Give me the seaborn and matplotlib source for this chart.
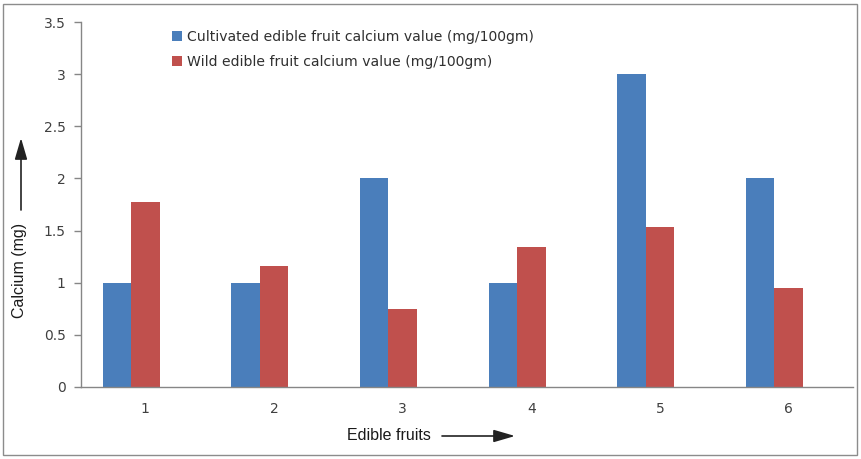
import matplotlib
matplotlib.use("Agg")
import matplotlib.pyplot as plt
import seaborn as sns
import pandas as pd
from matplotlib.patches import Rectangle, FancyArrowPatch

# Calcium content of edible fruits (mg/100gm)
fruits = ["1", "2", "3", "4", "5", "6"]
cultivated = [1.0, 1.0, 2.0, 1.0, 3.0, 2.0]
wild = [1.77, 1.16, 0.75, 1.34, 1.53, 0.95]

series_cult = "Cultivated edible fruit calcium value (mg/100gm)"
series_wild = "Wild edible fruit calcium value (mg/100gm)"
# third, empty slot keeps the bar pair shifted left of the category centre
series_blank = " "

df = pd.DataFrame({
    "fruit": fruits * 2,
    "calcium": cultivated + wild,
    "series": [series_cult] * len(fruits) + [series_wild] * len(fruits),
})

sns.set_style("white")
plt.rcParams["font.family"] = ["DejaVu Sans"]

fig = plt.figure(figsize=(8.61, 4.59), dpi=100)
ax = fig.add_axes([81 / 861, 1 - 387 / 459, (853 - 81) / 861, (387 - 22) / 459])

palette = {series_cult: "#4A7EBB", series_wild: "#C0504D", series_blank: "#FFFFFF"}
sns.barplot(
    data=df, x="fruit", y="calcium", hue="series",
    hue_order=[series_cult, series_wild, series_blank],
    order=fruits, palette=palette, width=0.665, dodge=True,
    saturation=1, edgecolor="none", linewidth=0, ax=ax, legend=True,
)

ax.set_ylim(0, 3.5)
ax.set_xlim(-0.5, 5.5)
ax.set_yticks([0, 0.5, 1, 1.5, 2, 2.5, 3, 3.5])
ax.set_yticklabels(["0", "0.5", "1", "1.5", "2", "2.5", "3", "3.5"])

spine_col = "#868686"
for side in ["top", "right"]:
    ax.spines[side].set_visible(False)
for side in ["left", "bottom"]:
    ax.spines[side].set_color(spine_col)
    ax.spines[side].set_linewidth(1.0)

# category boundary ticks on x, label ticks hidden
ax.set_xticks(range(6))
ax.set_xticklabels(fruits)
ax.set_xticks([i - 0.5 for i in range(7)], minor=True)
ax.tick_params(axis="x", which="major", length=0, pad=11, labelsize=10, labelcolor="#404040")
ax.tick_params(axis="x", which="minor", length=5, color=spine_col, width=1, direction="out")
ax.tick_params(axis="y", length=5, color=spine_col, width=1, direction="out",
               labelsize=10, labelcolor="#404040", pad=6, left=True)

ax.set_xlabel("")
ax.set_ylabel("")

handles, labels = ax.get_legend_handles_labels()
ax.legend(handles[:2], labels[:2], loc="upper left",
          bbox_to_anchor=((166 - 81) / 772, (387 - 24) / 365),
          frameon=False, fontsize=10.1, handlelength=0.75, handleheight=0.75,
          handletextpad=0.35, labelspacing=0.8, labelcolor="#303030",
          borderaxespad=0)

# axis titles with direction arrows
fig.text(20 / 861, 1 - 270 / 459, "Calcium (mg)", rotation=90, ha="center", va="center",
         fontsize=11.5, color="#1a1a1a", family="Liberation Sans")
fig.text(347 / 861, 1 - 436 / 459, "Edible fruits", ha="left", va="center",
         fontsize=11.5, color="#1a1a1a", family="Liberation Sans")

arrow = dict(arrowstyle="-|>,head_length=1.3,head_width=0.38", color="#222222", lw=1.2,
             shrinkA=0, shrinkB=0)
fig.add_artist(FancyArrowPatch(
    (21 / 861, 1 - 210 / 459), (21 / 861, 1 - 138 / 459),
    transform=fig.transFigure, mutation_scale=10, **arrow))
fig.add_artist(FancyArrowPatch(
    (442 / 861, 1 - 436 / 459), (515 / 861, 1 - 436 / 459),
    transform=fig.transFigure, mutation_scale=10, **arrow))

# chart area border
fig.add_artist(Rectangle((3 / 861, 4 / 459), (857 - 3) / 861, (455 - 4) / 459,
                         transform=fig.transFigure, fill=False,
                         edgecolor="#8c8c8c", linewidth=1.0))

fig.savefig("out.png", dpi=100)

•••••

From the opening line of the listing above through the line bearing "ax.spines[side].set_linewidth(1.0)", repeat each line exactly. Drop every picture.

Give me the seaborn and matplotlib source for this chart.
import matplotlib
matplotlib.use("Agg")
import matplotlib.pyplot as plt
import seaborn as sns
import pandas as pd
from matplotlib.patches import Rectangle, FancyArrowPatch

# Calcium content of edible fruits (mg/100gm)
fruits = ["1", "2", "3", "4", "5", "6"]
cultivated = [1.0, 1.0, 2.0, 1.0, 3.0, 2.0]
wild = [1.77, 1.16, 0.75, 1.34, 1.53, 0.95]

series_cult = "Cultivated edible fruit calcium value (mg/100gm)"
series_wild = "Wild edible fruit calcium value (mg/100gm)"
# third, empty slot keeps the bar pair shifted left of the category centre
series_blank = " "

df = pd.DataFrame({
    "fruit": fruits * 2,
    "calcium": cultivated + wild,
    "series": [series_cult] * len(fruits) + [series_wild] * len(fruits),
})

sns.set_style("white")
plt.rcParams["font.family"] = ["DejaVu Sans"]

fig = plt.figure(figsize=(8.61, 4.59), dpi=100)
ax = fig.add_axes([81 / 861, 1 - 387 / 459, (853 - 81) / 861, (387 - 22) / 459])

palette = {series_cult: "#4A7EBB", series_wild: "#C0504D", series_blank: "#FFFFFF"}
sns.barplot(
    data=df, x="fruit", y="calcium", hue="series",
    hue_order=[series_cult, series_wild, series_blank],
    order=fruits, palette=palette, width=0.665, dodge=True,
    saturation=1, edgecolor="none", linewidth=0, ax=ax, legend=True,
)

ax.set_ylim(0, 3.5)
ax.set_xlim(-0.5, 5.5)
ax.set_yticks([0, 0.5, 1, 1.5, 2, 2.5, 3, 3.5])
ax.set_yticklabels(["0", "0.5", "1", "1.5", "2", "2.5", "3", "3.5"])

spine_col = "#868686"
for side in ["top", "right"]:
    ax.spines[side].set_visible(False)
for side in ["left", "bottom"]:
    ax.spines[side].set_color(spine_col)
    ax.spines[side].set_linewidth(1.0)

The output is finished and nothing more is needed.